Alfonso V de Aragão também intimava o seu embaixador a que, quando encontrasse Joana, lhe entregasse os quinhentos florins das rendas do domínio de Alcolea de Cinca, propriedade da sua mãe, para aliviar a extrema necessidade de que padecia. E que, no caso de a infanta precisar de mais dinheiro, escrevesse à sua esposa, a rainha D. Maria de Aragão, para que ela procedesse como devido, com o seu poder e faculdade. Por último, o Magnânimo ordenava a esse servidor na corte castelhana que, se Joana já tivesse deixado Castela e se encontrasse no seu reino de origem, no caso de o rei de Portugal autorizar a dita infanta a viver no reino de Aragão intercedesse perante o português para que desse azo a que a infanta seja nos seus reinos bem tratada (...) e quando queira sair dos seus reinos a deixe livremente partir e sair e ir para Aragão. Estas cartas demonstravam não só o grande interesse do monarca aragonês em cumprir o desejo da irmã como também a vontade de dispor de uma infanta casadoura, sem qualquer mancha de ilegitimidade, ao contrário dos seus próprios filhos, nascidos fora do matrimónio ainda que rapidamente legitimados pelo papa.

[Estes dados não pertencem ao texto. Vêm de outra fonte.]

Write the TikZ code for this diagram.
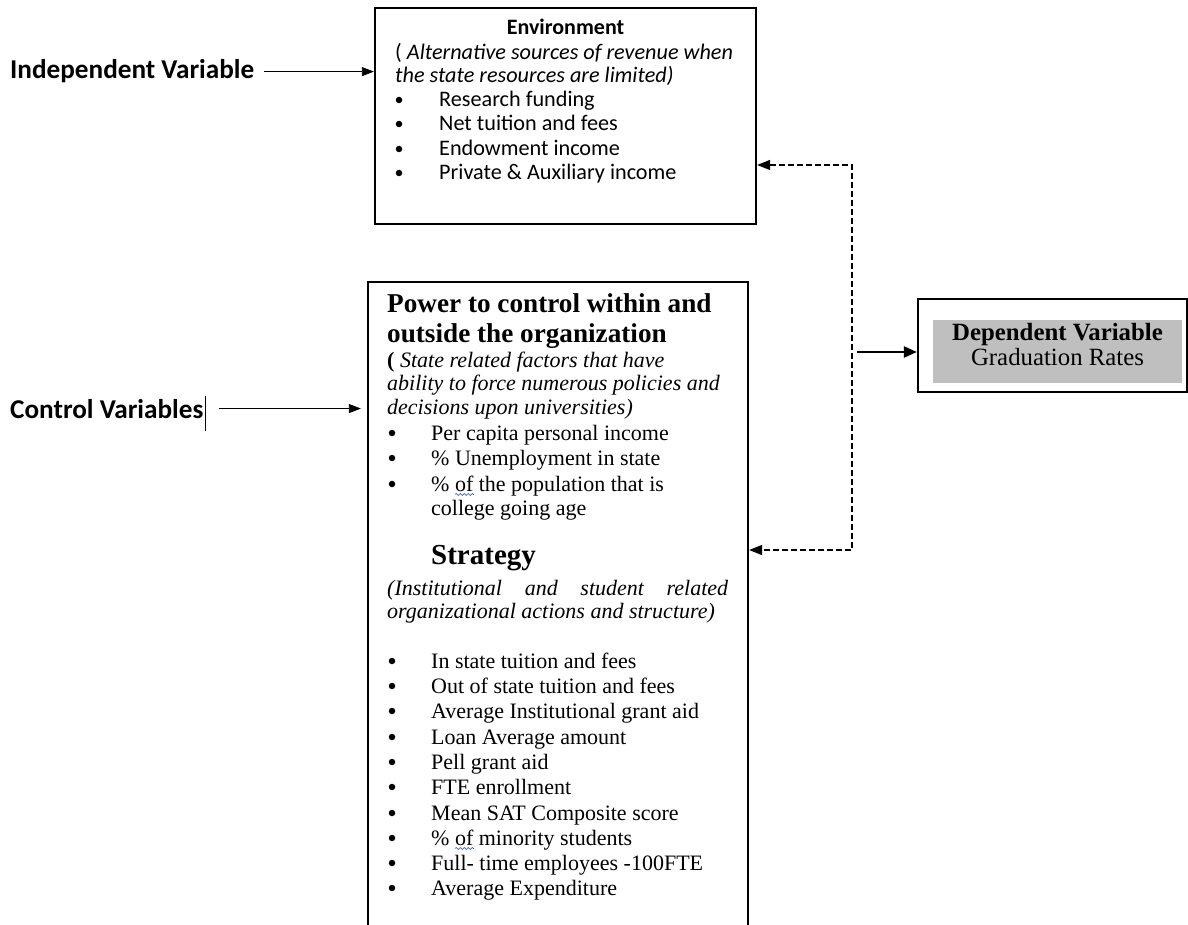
\documentclass[tikz,border=0pt]{standalone}
\usepackage{fontspec}
\setmainfont{Liberation Serif}
\newfontfamily\calibri{Carlito}
\usetikzlibrary{arrows.meta,decorations.pathmorphing}

\tikzset{
	box/.style={draw,line width=2.2pt,inner sep=0pt},
	dot/.style={circle,fill,inner sep=0pt,minimum size=6.5pt},
	lbl/.style={anchor=base west,inner sep=0pt,font=\calibri\bfseries\fontsize{27.2}{30}\selectfont},
	envtxt/.style={anchor=base west,inner sep=0pt,font=\calibri\fontsize{22.2}{24}\selectfont},
	powtxt/.style={anchor=base west,inner sep=0pt,font=\fontsize{22}{25}\selectfont},
	pointer/.style={-{Triangle[length=12pt,width=9pt]},line width=0.7pt},
	feedback/.style={{Triangle[length=13pt,width=10pt]}-{Triangle[length=13pt,width=10pt]},line width=1.4pt,dash pattern=on 6pt off 3pt},
	spell/.style={blue!70!cyan,line width=0.6pt,decorate,decoration={snake,segment length=4pt,amplitude=1pt}}
}

\begin{document}
\begin{tikzpicture}[x=1pt,y=-1pt]
	\useasboundingbox (0,0) rectangle (1188,925);
	\clip (0,0) rectangle (1188,925);
	% boxes
	\node[box,minimum width=381pt,minimum height=216pt] (env) at (565.5,116) {};
	\node[box,minimum width=380pt,minimum height=680pt] (pow) at (558,622) {};
	\node[box,minimum width=269pt,minimum height=93pt] (dep) at (1052.5,345.5) {};
	\node[fill=black!25,minimum width=249pt,minimum height=63pt,inner sep=0pt] (depin) at (1057.5,351.5) {};
	% environment
	\node[envtxt,anchor=base,font=\calibri\bfseries\fontsize{22}{24}\selectfont] (envhead) at (565.5,35) {Environment};
	\node[envtxt] (envsub1) at (395,60) {( \textit{Alternative sources of revenue when}};
	\node[envtxt] (envsub2) at (395,83) {\textit{the state resources are limited)}};
	\foreach \y / \t in {107/Research funding,131/Net tuition and fees,156/Endowment  income,180/Private \& Auxiliary income} {
		\node[dot] (envdot\y) at (399,\y-7) {};
		\node[envtxt] (envitem\y) at (439,\y) {\t};
	}
	% power to control
	\node[powtxt,font=\bfseries\fontsize{27.2}{30}\selectfont] (powhead1) at (387,312) {Power to control within and};
	\node[powtxt,font=\bfseries\fontsize{27.2}{30}\selectfont] (powhead2) at (387,342) {outside the organization};
	\node[powtxt] (powsub1) at (387,367) {\textbf{(} \textit{State related factors that have}};
	\node[powtxt] (powsub2) at (387,390) {\textit{ability to force numerous policies and}};
	\node[powtxt] (powsub3) at (387,414) {\textit{decisions upon universities)}};
	\foreach \y / \t in {440/Per capita personal income,465/\% Unemployment in state,491/\% of the population that is} {
		\node[dot] (powdot\y) at (392,\y-7) {};
		\node[powtxt] (powitem\y) at (431,\y) {\t};
	}
	\node[powtxt] (powitem515) at (431,515) {college going age};
	% strategy
	\node[powtxt,font=\bfseries\fontsize{29}{32}\selectfont] (strat) at (431,564) {Strategy};
	\node[powtxt] (stratsub1) at (387,595) {\hbox to 341pt{\itshape (Institutional\hfill and\hfill student\hfill related}};
	\node[powtxt] (stratsub2) at (387,618) {\textit{organizational actions and structure)}};
	\foreach \y / \t in {668/In state tuition and fees,693/Out of state tuition and fees,718/Average Institutional grant aid,744/Loan Average amount,769/Pell grant aid,794/FTE enrollment,820/Mean SAT Composite score,845/\% of minority students,870/Full- time employees -100FTE,895/Average Expenditure} {
		\node[dot] (stratdot\y) at (392,\y-7) {};
		\node[powtxt] (stratitem\y) at (431,\y) {\t};
	}
	\draw[spell] (455,494.5) -- (474,494.5);
	\draw[spell] (455,848.5) -- (474,848.5);
	% dependent variable
	\node[powtxt,anchor=base,font=\bfseries\fontsize{24.8}{26}\selectfont] (deptitle) at (1057.5,340) {Dependent Variable};
	\node[powtxt,anchor=base,font=\fontsize{24.8}{26}\selectfont] (depname) at (1057.5,365) {Graduation Rates};
	% labels
	\node[lbl] (indep) at (10,79) {Independent Variable};
	\node[lbl] (ctrl) at (10,418) {Control Variables};
	\coordinate (cursor) at (205,431);
	\draw[line width=0.9pt] (cursor) -- ++(0,-35);
	\draw[pointer] ([xshift=10pt]indep.east) -- (indep.east -| env.west);
	\draw[pointer,shorten >=6pt] ([xshift=15pt]ctrl.east) -- (ctrl.east -| pow.west);
	% feedback loop
	\coordinate (fbtop) at (852,165);
	\coordinate (fbbot) at (852,550);
	\coordinate (fbmid) at (857,352);
	\draw[feedback] (fbtop -| env.east) -- (fbtop) -- (fbbot) -- (fbbot -| pow.east);
	\draw[-{Triangle[length=13pt,width=11pt]},line width=2.2pt] (fbmid) -- (fbmid -| dep.west);
\end{tikzpicture}
\end{document}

Nessa altura, as tropas pedidas a Portugal por Álvaro de Luna, com as quais pensava fazer frente aos infantes de Aragão, já tinham partido de Coimbra rumo a Castela. No entanto, o seu número era muito maior do que o combinado de antemão e, portanto, maior seria o soldo a entregar-lhes. Dois mil homens a cavalo e quatro mil a pé, segundo crónicas portuguesas. O jovem condestável Pedro de Portugal ia à frente de um exército capitaneado, entre outros nobres, por membros das linhagens de Castro, Almeida, Meneses e Soares de Albergaria, cujas filhas, sobrinhas e netas acabariam por fazer parte das casas da futura rainha D. Joana em Castela e da sua filha, a Excelente Senhora, em Portugal». In A Rainha Adúltera, Joana de Portugal e o Enigma da Excelente Senhora, Crónica de uma difamação anunciada, Marsilio Cassotti, A Esfera dos Livros, Lisboa, 2012, ISBN 978-989-626-405-5.